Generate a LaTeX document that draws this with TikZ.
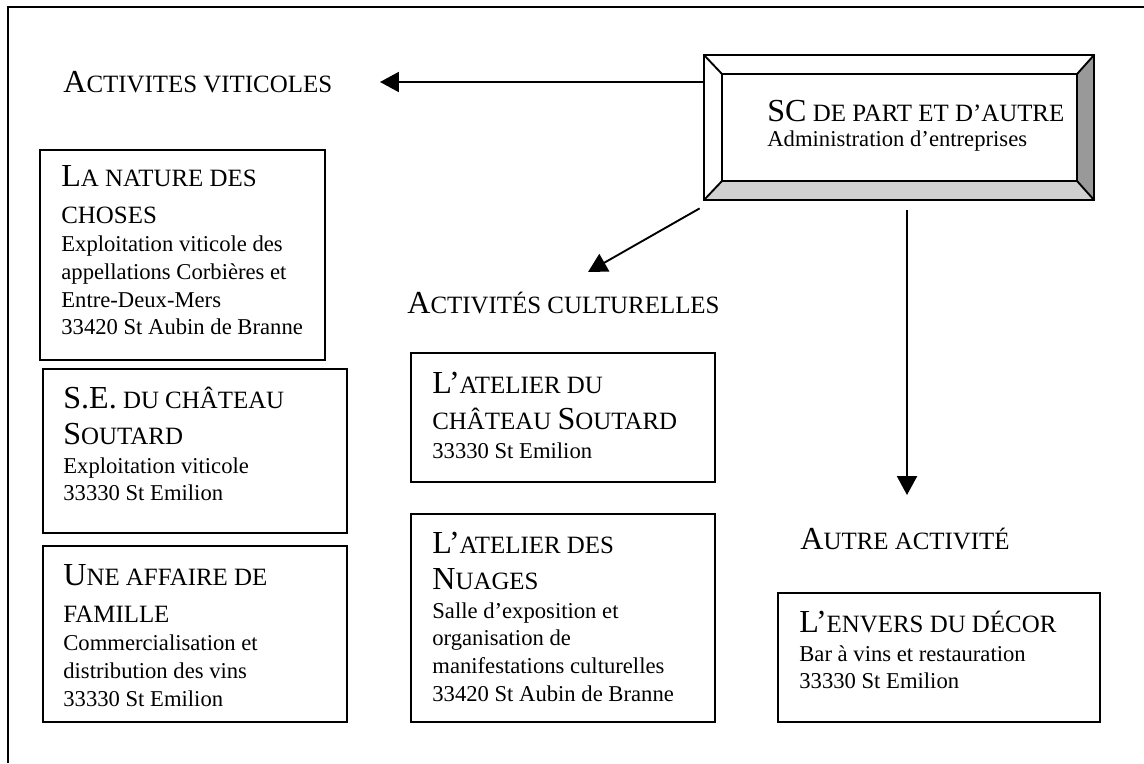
══════════════════════════════
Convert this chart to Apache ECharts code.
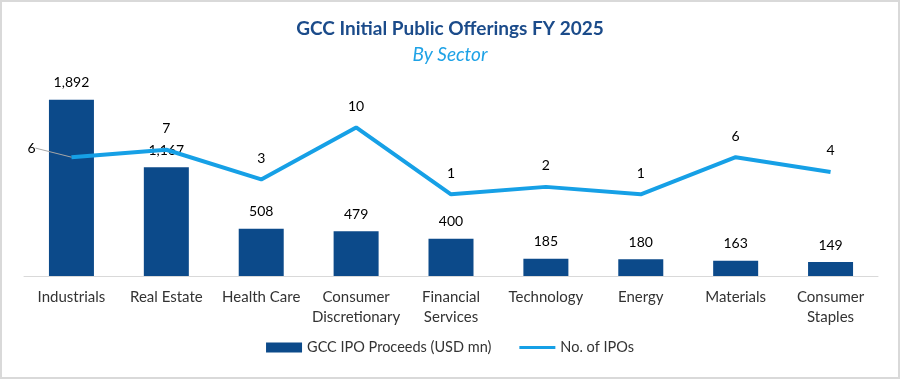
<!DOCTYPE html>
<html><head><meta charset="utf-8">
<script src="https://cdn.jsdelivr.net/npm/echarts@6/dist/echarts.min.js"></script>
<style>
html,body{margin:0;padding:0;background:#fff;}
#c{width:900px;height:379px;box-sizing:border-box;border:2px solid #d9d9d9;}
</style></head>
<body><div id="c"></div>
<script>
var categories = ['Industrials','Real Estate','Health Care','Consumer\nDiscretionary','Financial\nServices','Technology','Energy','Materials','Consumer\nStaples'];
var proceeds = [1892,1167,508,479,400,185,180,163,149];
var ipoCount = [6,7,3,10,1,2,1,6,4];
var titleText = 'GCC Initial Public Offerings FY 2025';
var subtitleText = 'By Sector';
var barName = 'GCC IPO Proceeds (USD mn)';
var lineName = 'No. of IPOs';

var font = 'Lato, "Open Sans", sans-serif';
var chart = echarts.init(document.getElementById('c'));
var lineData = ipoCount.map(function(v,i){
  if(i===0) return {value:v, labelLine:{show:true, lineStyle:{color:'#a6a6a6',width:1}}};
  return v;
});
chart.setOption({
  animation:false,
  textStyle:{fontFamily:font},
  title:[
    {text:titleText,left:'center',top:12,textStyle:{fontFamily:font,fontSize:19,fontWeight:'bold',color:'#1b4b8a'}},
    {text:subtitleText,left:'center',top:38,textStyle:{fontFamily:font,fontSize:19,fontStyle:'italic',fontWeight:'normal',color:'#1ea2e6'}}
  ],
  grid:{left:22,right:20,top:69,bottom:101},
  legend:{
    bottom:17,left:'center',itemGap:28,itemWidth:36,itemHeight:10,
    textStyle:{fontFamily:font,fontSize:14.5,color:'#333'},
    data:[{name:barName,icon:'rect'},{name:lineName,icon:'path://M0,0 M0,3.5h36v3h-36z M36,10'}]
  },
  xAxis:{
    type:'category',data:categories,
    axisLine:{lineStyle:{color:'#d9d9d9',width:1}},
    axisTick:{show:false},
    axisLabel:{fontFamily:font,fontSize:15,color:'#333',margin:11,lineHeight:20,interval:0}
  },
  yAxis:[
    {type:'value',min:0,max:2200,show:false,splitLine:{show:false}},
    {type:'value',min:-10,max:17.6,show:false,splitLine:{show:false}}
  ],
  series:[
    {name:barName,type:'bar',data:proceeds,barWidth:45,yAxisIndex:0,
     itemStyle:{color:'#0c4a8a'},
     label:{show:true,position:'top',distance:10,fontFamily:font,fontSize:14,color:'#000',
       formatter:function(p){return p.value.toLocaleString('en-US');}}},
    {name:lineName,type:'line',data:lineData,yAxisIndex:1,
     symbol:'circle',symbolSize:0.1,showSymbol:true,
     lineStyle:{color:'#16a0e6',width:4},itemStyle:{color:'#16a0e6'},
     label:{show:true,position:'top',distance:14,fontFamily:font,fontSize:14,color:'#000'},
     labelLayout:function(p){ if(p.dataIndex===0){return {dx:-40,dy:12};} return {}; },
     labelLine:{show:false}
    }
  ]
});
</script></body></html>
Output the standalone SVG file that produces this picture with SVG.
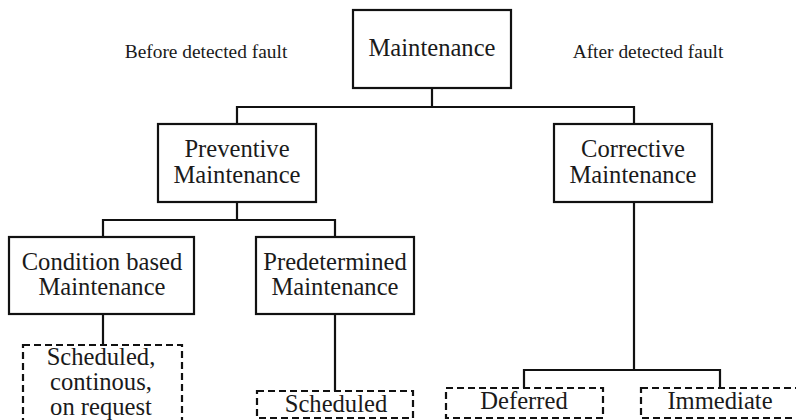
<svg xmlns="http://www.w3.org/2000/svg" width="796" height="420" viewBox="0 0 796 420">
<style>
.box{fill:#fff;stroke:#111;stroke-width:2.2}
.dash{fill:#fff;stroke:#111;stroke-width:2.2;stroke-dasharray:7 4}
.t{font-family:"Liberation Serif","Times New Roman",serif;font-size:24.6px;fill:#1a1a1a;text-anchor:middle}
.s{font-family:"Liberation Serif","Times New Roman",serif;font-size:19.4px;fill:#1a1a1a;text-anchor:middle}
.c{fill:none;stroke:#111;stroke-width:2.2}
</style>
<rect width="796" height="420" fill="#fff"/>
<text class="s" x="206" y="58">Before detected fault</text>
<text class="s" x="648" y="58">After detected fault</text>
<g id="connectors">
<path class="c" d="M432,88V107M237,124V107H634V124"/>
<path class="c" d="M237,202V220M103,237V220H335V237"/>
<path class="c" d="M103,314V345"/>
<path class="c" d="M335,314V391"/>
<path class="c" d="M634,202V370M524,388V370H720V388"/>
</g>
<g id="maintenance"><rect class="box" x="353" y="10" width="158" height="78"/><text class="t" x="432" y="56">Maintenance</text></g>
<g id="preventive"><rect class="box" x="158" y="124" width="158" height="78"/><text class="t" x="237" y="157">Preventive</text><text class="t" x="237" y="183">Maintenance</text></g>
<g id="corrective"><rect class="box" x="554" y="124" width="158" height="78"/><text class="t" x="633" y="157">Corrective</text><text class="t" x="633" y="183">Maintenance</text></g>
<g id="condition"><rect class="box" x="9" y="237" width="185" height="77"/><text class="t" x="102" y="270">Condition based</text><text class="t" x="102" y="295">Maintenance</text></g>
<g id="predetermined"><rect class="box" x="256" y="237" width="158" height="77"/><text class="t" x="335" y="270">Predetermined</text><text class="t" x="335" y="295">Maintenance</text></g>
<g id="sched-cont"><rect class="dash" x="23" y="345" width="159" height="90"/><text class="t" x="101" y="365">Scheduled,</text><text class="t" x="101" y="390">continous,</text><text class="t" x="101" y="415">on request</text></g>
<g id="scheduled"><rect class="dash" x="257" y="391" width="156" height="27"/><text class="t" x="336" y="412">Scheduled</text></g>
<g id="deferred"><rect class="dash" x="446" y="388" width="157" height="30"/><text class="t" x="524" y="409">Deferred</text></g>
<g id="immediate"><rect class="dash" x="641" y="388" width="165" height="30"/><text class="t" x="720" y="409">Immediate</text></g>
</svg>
══════════════════════════════
▸ **Brief**: Pull every line containing the word "this" out of the material.

▸ **Expected answer**:
Generate a LaTeX document that draws this with TikZ.
Convert this chart to Apache ECharts code.
Output the standalone SVG file that produces this picture with SVG.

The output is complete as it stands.